Imagine you’re the last dog on earth after the sun has turned into a colossal blazing yellow cube, which is a bit off the usual main sequence diagram, but…imagine it anyway, like a bloated yellow slice of american cheese. The sky is thick with the poisons man has pumped into the atmosphere, even the air is a funny color, like a bad paint job on a used car. The only thing that can pierce the gloom is some sort of satellite that looks like a flying foodstamp. You’ve got a bird, you could probably eat the bird, but then you’d face oblivion with the unnameable guilt of being a bad dog. And to top it all off, you slept on your favorite wig, and now it’s one huge tangle and you’re NEVER winning “Diva Night” at the Rainbow Hydrant on Saturday.

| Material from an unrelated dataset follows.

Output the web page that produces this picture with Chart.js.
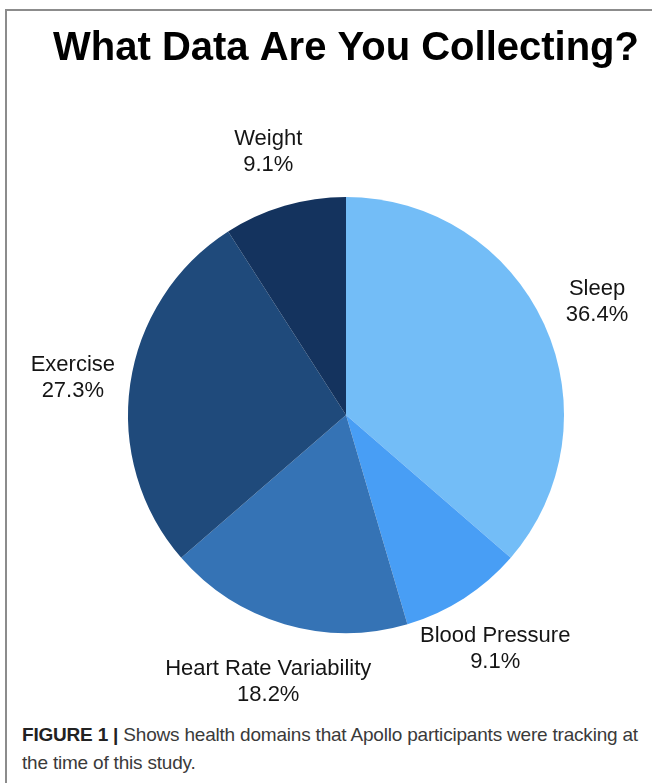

It’s that kind of apocalypse.
It’s rare that someone can pack that much gloom into a picture, and still not give me the foggiest idea of what’s going on. Is the dog wearing a hoodie? Are we all, deep down, wearing hoodies? A moment of silence before giving the master his bird?
And what’s with the slice of american cheese in the background?
Oh thrift store dog, left outside in a world that’s far too dark, cold and abstract for you, turn around, go into the light. And…take off the hoodie, it’s all kinds of strange.
Goodwill on 2222 and Lamar, Austin
2 Responses to “Dog of great sorrow”
Whatever it is, it’s pure evil!
I want to add red LED’s for the eyes.